━━━━━ WORKING DATA

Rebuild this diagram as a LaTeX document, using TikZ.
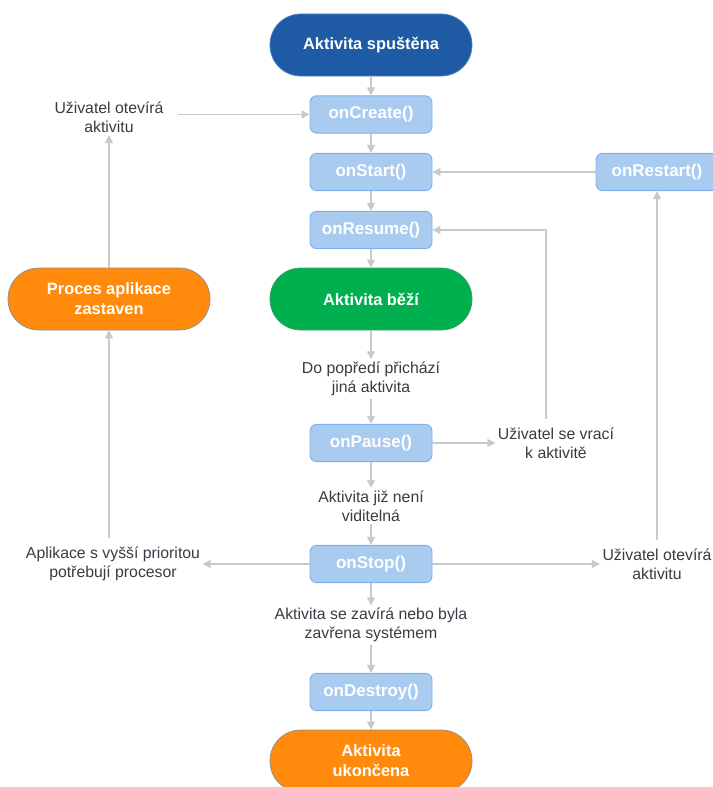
\documentclass[tikz,border=0pt]{standalone}
\usepackage{fontspec}
\setmainfont{Liberation Sans}
\usepackage{tikz}
\usetikzlibrary{calc}
\usetikzlibrary{arrows.meta}
\definecolor{startblue}{HTML}{1F5BA5}
\definecolor{startline}{HTML}{4F86C6}
\definecolor{rungreen}{HTML}{00B04F}
\definecolor{runline}{HTML}{3C9E6A}
\definecolor{endorange}{HTML}{FF8A0B}
\definecolor{endline}{HTML}{8A8F9A}
\definecolor{callfill}{HTML}{A9CBF0}
\definecolor{callline}{HTML}{7DB2EC}
\definecolor{notegray}{HTML}{3A3A44}
\definecolor{flowgray}{HTML}{C9C9C9}

\begin{document}
\begin{tikzpicture}[x=0.03cm, y=-0.03cm,
	state/.style={rectangle, rounded corners=0.92cm, minimum width=6.06cm, minimum height=1.86cm, text=white, align=center, line width=0.6pt, font=\fontsize{14}{17}\selectfont\bfseries},
	call/.style={rectangle, rounded corners=0.2cm, draw=callline, fill=callfill, minimum width=3.66cm, minimum height=1.12cm, text=white, line width=0.8pt, font=\fontsize{14.5}{17}\selectfont\bfseries},
	note/.style={text=notegray, align=center, inner sep=2pt, font=\fontsize{13.5}{16.5}\selectfont},
	flow/.style={draw=flowgray, line width=1.1pt, -{Triangle[length=0.24cm, width=0.24cm]}}]
		\useasboundingbox (0,0) rectangle (713,787);
		\clip (0,0) rectangle (713,787);

		\node[state, fill=startblue, draw=startline] (spustena) at (371,45) {Aktivita spuštěna};
		\node[call] (onCreate) at (371,114.5) {onCreate()};
		\node[call] (onStart) at (371,172) {onStart()};
		\node[call] (onResume) at (371,230) {onResume()};
		\node[state, fill=rungreen, draw=runline] (bezi) at (371,299) {Aktivita běží};
		\node[note] (popredi) at (371,379) {Do popředí přichází\\jiná aktivita};
		\node[call] (onPause) at (371,443) {onPause()};
		\node[note] (vraci) at (556,443) {Uživatel se vrací\\k aktivitě};
		\node[note] (neni) at (371,506) {Aktivita již není\\viditelná};
		\node[call] (onStop) at (371,564) {onStop()};
		\node[note] (zavira) at (371,625) {Aktivita se zavírá nebo byla\\zavřena systémem};
		\node[call] (onDestroy) at (371,692) {onDestroy()};
		\node[state, fill=endorange, draw=endline] (ukoncena) at (371,761) {Aktivita\\ukončena};

		\node[note] (otevira) at (109,117) {Uživatel otevírá\\aktivitu};
		\node[state, fill=endorange, draw=endline] (proces) at (109,299) {Proces aplikace\\zastaven};
		\node[note] (priorita) at (113,564) {Aplikace s vyšší prioritou\\potřebují procesor};
		\node[note] (otevira2) at (657,564) {Uživatel otevírá\\aktivitu};
		\node[call, minimum width=3.66cm] (onRestart) at (657,172) {onRestart()};

		\draw[flow] (spustena) -- (onCreate);
		\draw[flow] (onCreate) -- (onStart);
		\draw[flow] (onStart) -- (onResume);
		\draw[flow] (onResume) -- (bezi);
		\draw[flow] (bezi) -- (popredi);
		\draw[flow] (popredi) -- (onPause);
		\draw[flow] (onPause) -- (neni);
		\draw[flow] (neni) -- (onStop);
		\draw[flow] (onStop) -- (zavira);
		\draw[flow] (zavira) -- (onDestroy);
		\draw[flow] (onDestroy) -- (ukoncena);

		\draw[flow] (onPause) -- (vraci);
		\draw[flow] ($(vraci.north)+(-10,-6)$) |- (onResume);
		\draw[flow] ($(otevira.east |- onCreate)+(12,0)$) -- (onCreate);
		\draw[flow] (proces) -- (otevira);
		\draw[flow] (onStop) -- (priorita);
		\draw[flow] ($(proces |- priorita.north)+(0,-6)$) -- (proces);
		\draw[flow] (onStop) -- (otevira2);
		\draw[flow] ($(otevira2.north)+(0,-6)$) -- (onRestart);
		\draw[flow] (onRestart) -- (onStart);
\end{tikzpicture}
\end{document}
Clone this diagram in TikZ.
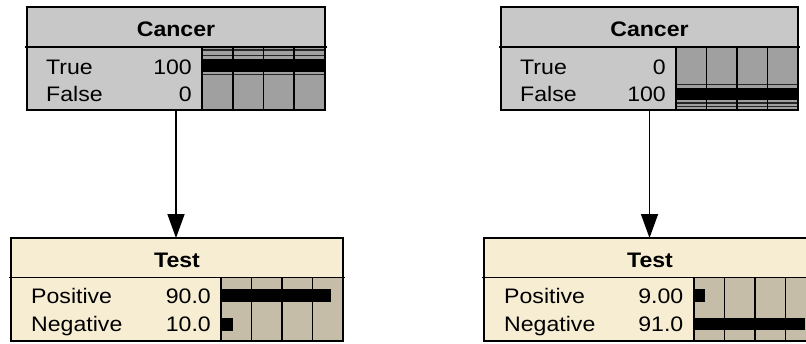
\documentclass[tikz,border=0pt]{standalone}
\usepackage{fontspec}
\setmainfont[FakeStretch=1.1]{Liberation Sans}
\usetikzlibrary{arrows.meta}

\definecolor{cancergray}{RGB}{200,200,200}
\definecolor{cancerbar}{RGB}{160,160,160}
\definecolor{testcream}{RGB}{246,237,211}
\definecolor{testbar}{RGB}{197,189,168}

\begin{document}
\begin{tikzpicture}[x=1pt,y=-1pt,
    box/.style={line width=1.8pt, inner sep=0pt, outer sep=0pt, anchor=north west},
    grid/.style={line width=1.7pt, black},
    stripe/.style={line width=1.2pt, black!85},
    state/.style={font=\fontsize{21}{21}\selectfont, inner sep=0pt, anchor=base west},
    value/.style={font=\fontsize{21}{21}\selectfont, inner sep=0pt, anchor=base east},
    title/.style={font=\fontsize{21}{21}\selectfont\bfseries, inner sep=0pt, anchor=base},
    link/.style={line width=1.5pt, -{Triangle[length=24pt,width=17pt]}}]

  \useasboundingbox (0,0) rectangle (806,343);

  % CANCER, evidence True
  \node[box, fill=cancergray, minimum width=298pt, minimum height=103pt] (cancerA) at (27,7) {};
  \fill[cancerbar] (202,47) rectangle (325,110);
  \fill[black] (202,59) rectangle (325,71.7);
  \foreach \y in {50,55.7,74.5}
    \draw[stripe] (202,\y) -- (325,\y);
  \foreach \k in {0,1,2,3}
    \draw[grid] ({202+\k*30.75},47) -- ++(0,63);
  \draw[grid] (25,47) -- (327,47);
  \draw[box] (cancerA.north west) rectangle (cancerA.south east);
  \node[title] (cancerAtitle) at (176,36.5) {Cancer};
  \node[state] (cancerAt) at (46,74) {True};
  \node[value] (cancerAtv) at (192,74) {100};
  \node[state] (cancerAf) at (46,101.5) {False};
  \node[value] (cancerAfv) at (192,101.5) {0};

  % CANCER, evidence False
  \node[box, fill=cancergray, minimum width=297pt, minimum height=103pt] (cancerB) at (501,7) {};
  \fill[cancerbar] (676,47) rectangle (798,110);
  \fill[black] (676,87.7) rectangle (798,100);
  \foreach \y in {84.5,103,106.3}
    \draw[stripe] (676,\y) -- (798,\y);
  \foreach \k in {0,1,2,3}
    \draw[grid] ({676+\k*30.5},47) -- ++(0,63);
  \draw[grid] (499,47) -- (800,47);
  \draw[box] (cancerB.north west) rectangle (cancerB.south east);
  \node[title] (cancerBtitle) at (649.5,36.5) {Cancer};
  \node[state] (cancerBt) at (520,74) {True};
  \node[value] (cancerBtv) at (666,74) {0};
  \node[state] (cancerBf) at (520,101.5) {False};
  \node[value] (cancerBfv) at (666,101.5) {100};

  % TEST, left
  \node[box, fill=testcream, minimum width=332pt, minimum height=103pt] (testA) at (11,238) {};
  \fill[testbar] (221,277.5) rectangle (343,341);
  \fill[black] (221,289.3) rectangle (330.8,302.3);
  \fill[black] (221,317.7) rectangle (233,330.7);
  \foreach \k in {0,1,2,3}
    \draw[grid] ({221+\k*30.5},277.5) -- (221+\k*30.5,341);
  \draw[grid] (9,277.5) -- (345,277.5);
  \draw[box] (testA.north west) rectangle (testA.south east);
  \node[title] (testAtitle) at (177,267.5) {Test};
  \node[state] (testAp) at (31,303.3) {Positive};
  \node[value] (testApv) at (211,303.3) {90.0};
  \node[state] (testAn) at (31,331.7) {Negative};
  \node[value] (testAnv) at (211,331.7) {10.0};

  % TEST, right
  \node[box, fill=testcream, minimum width=332pt, minimum height=103pt] (testB) at (484,238) {};
  \fill[testbar] (694,277.5) rectangle (816,341);
  \fill[black] (694,289.3) rectangle (705,302.3);
  \fill[black] (694,317.7) rectangle (805,330.4);
  \foreach \k in {0,1,2,3}
    \draw[grid] ({694+\k*30.5},277.5) -- (694+\k*30.5,341);
  \draw[grid] (482,277.5) -- (818,277.5);
  \draw[box] (testB.north west) rectangle (testB.south east);
  \node[title] (testBtitle) at (650,267.5) {Test};
  \node[state] (testBp) at (504,303.3) {Positive};
  \node[value] (testBpv) at (683.5,303.3) {9.00};
  \node[state] (testBn) at (504,331.7) {Negative};
  \node[value] (testBnv) at (683.5,331.7) {91.0};

  % ARROWS
  \draw[link] (cancerA.south) -- (cancerA.south |- testA.north);
  \draw[link] (cancerB.south) -- (cancerB.south |- testB.north);

\end{tikzpicture}
\end{document}
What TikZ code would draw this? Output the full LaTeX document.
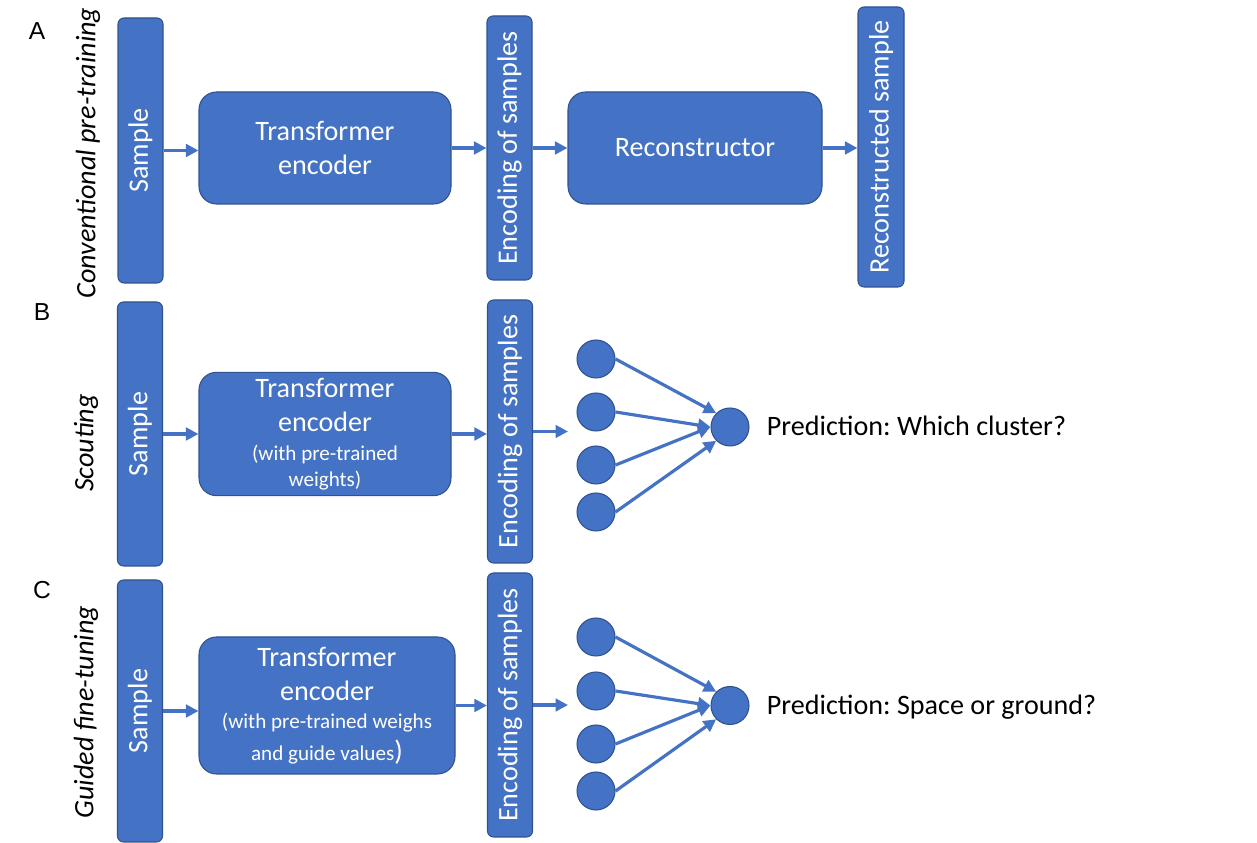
\documentclass[tikz,border=0pt]{standalone}
\usepackage{fontspec}
\setmainfont{Carlito}
\newfontfamily\tagfont{Liberation Sans}
\usepackage{graphicx}
\usetikzlibrary{arrows.meta,positioning}
\definecolor{boxblue}{HTML}{4472C4}
\definecolor{boxedge}{HTML}{2F528F}
\newcommand{\bigfnt}{\fontsize{16}{19.5}\selectfont}
\newcommand{\smallfnt}{\fontsize{12}{14.5}\selectfont}
\frenchspacing

\begin{document}
\begin{tikzpicture}[
  bar/.style={draw=boxedge, line width=0.6pt, fill=boxblue, rounded corners=3.4pt, minimum width=0.9cm, minimum height=5.28cm, inner sep=0pt, text=white, font=\bigfnt},
  blk/.style={draw=boxedge, line width=0.6pt, fill=boxblue, rounded corners=10pt, minimum width=5.04cm, minimum height=2.24cm, align=center, text=white, font=\bigfnt},
  unit/.style={circle, draw=boxedge, line width=0.6pt, fill=boxblue, minimum size=0.76cm, inner sep=0pt},
  flow/.style={draw=boxblue, line width=1.8pt, -{Triangle[length=0.25cm, width=0.25cm]}},
  tag/.style={font=\tagfont\fontsize{14}{16}\selectfont},
  phase/.style={rotate=90, font=\bigfnt\itshape},
  pred/.style={anchor=base west, inner sep=0pt, font=\bigfnt}
]
  \useasboundingbox (0,0) rectangle (25.14,16.86);

  % A: conventional pre-training
  \node[tag] (tagA) at (0.74,16.24) {A};
  \node[phase] (phA) at (1.76,13.80) {Conventional pre-training};
  \node[bar, minimum height=5.3cm] (sampleA) at (2.81,13.85) {\rotatebox{90}{Sample}};
  \node[blk] (encA) at (6.50,13.90) {Transformer\\encoder};
  \node[bar] (codeA) at (10.19,13.90) {\rotatebox{90}{Encoding of samples}};
  \node[blk, minimum width=5.08cm] (recA) at (13.90,13.90) {Reconstructor};
  \node[bar, minimum width=0.92cm, minimum height=5.6cm] (outA) at (17.62,13.92) {\rotatebox{90}{Reconstructed sample}};

  \draw[flow] (sampleA.east) -- (sampleA.east -| encA.west);
  \draw[flow] (encA.east) -- (encA.east -| codeA.west);
  \draw[flow] (codeA.east) -- (codeA.east -| recA.west);
  \draw[flow] (recA.east) -- (recA.east -| outA.west);

  % B: scouting
  \node[tag] (tagB) at (0.84,10.62) {B};
  \node[phase] (phB) at (1.72,8.0) {Scouting};
  \node[bar] (sampleB) at (2.80,8.18) {\rotatebox{90}{Sample}};
  \node[blk, minimum height=2.36cm] (encB) at (6.50,8.18) {Transformer\\encoder\\[-3pt]{\smallfnt (with pre-trained}\\[-5pt]{\smallfnt weights)}};
  \node[bar, minimum height=5.26cm] (codeB) at (10.20,8.23) {\rotatebox{90}{Encoding of samples}};
  \coordinate (inB) at (11.36,8.23);
  \node[unit] (b1) at (11.92,9.68) {};
  \node[unit] (b2) at (11.92,8.62) {};
  \node[unit] (b3) at (11.92,7.56) {};
  \node[unit] (b4) at (11.92,6.62) {};
  \node[unit] (outB) at (14.60,8.32) {};
  \node[pred] (predB) at ([xshift=0.34cm, yshift=-0.18cm]outB.east) {Prediction: Which cluster?};

  \draw[flow] (sampleB.east) -- (sampleB.east -| encB.west);
  \draw[flow] (encB.east) -- (encB.east -| codeB.west);
  \draw[flow] (codeB.east) -- (inB);
  \draw[flow] (b1.east) -- (outB.north west);
  \draw[flow] (b2.east) -- (outB.west);
  \draw[flow] (b3.east) -- (outB.west);
  \draw[flow] (b4.east) -- (outB.south west);

  % C: guided fine-tuning
  \node[tag] (tagC) at (0.84,5.06) {C};
  \node[phase] (phC) at (1.72,2.62) {Guided fine-tuning};
  \node[bar, minimum height=5.24cm] (sampleC) at (2.80,2.64) {\rotatebox{90}{Sample}};
  \node[blk, minimum width=5.12cm, minimum height=2.74cm] (encC) at (6.54,2.75) {Transformer\\encoder\\[-3.5pt]{\smallfnt (with pre-trained weighs}\\[-1.3pt]{\smallfnt and guide values})};
  \node[bar] (codeC) at (10.20,2.76) {\rotatebox{90}{Encoding of samples}};
  \coordinate (inC) at (11.36,2.76);
  \node[unit] (c1) at (11.92,4.12) {};
  \node[unit] (c2) at (11.92,3.04) {};
  \node[unit] (c3) at (11.92,1.98) {};
  \node[unit] (c4) at (11.92,1.04) {};
  \node[unit] (outC) at (14.60,2.75) {};
  \node[pred] (predC) at ([xshift=0.34cm, yshift=-0.18cm]outC.east) {Prediction: Space or ground?};

  \draw[flow] (sampleC.east) -- (sampleC.east -| encC.west);
  \draw[flow] (encC.east) -- (encC.east -| codeC.west);
  \draw[flow] (codeC.east) -- (inC);
  \draw[flow] (c1.east) -- (outC.north west);
  \draw[flow] (c2.east) -- (outC.west);
  \draw[flow] (c3.east) -- (outC.west);
  \draw[flow] (c4.east) -- (outC.south west);
\end{tikzpicture}
\end{document}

━━━━━━━━━━

EXERCISE ▸
Locate the string "LaTeX" in the listing above and copy every line where it occurs.

ANSWER TO THE TASK ▸
Rebuild this diagram as a LaTeX document, using TikZ.
What TikZ code would draw this? Output the full LaTeX document.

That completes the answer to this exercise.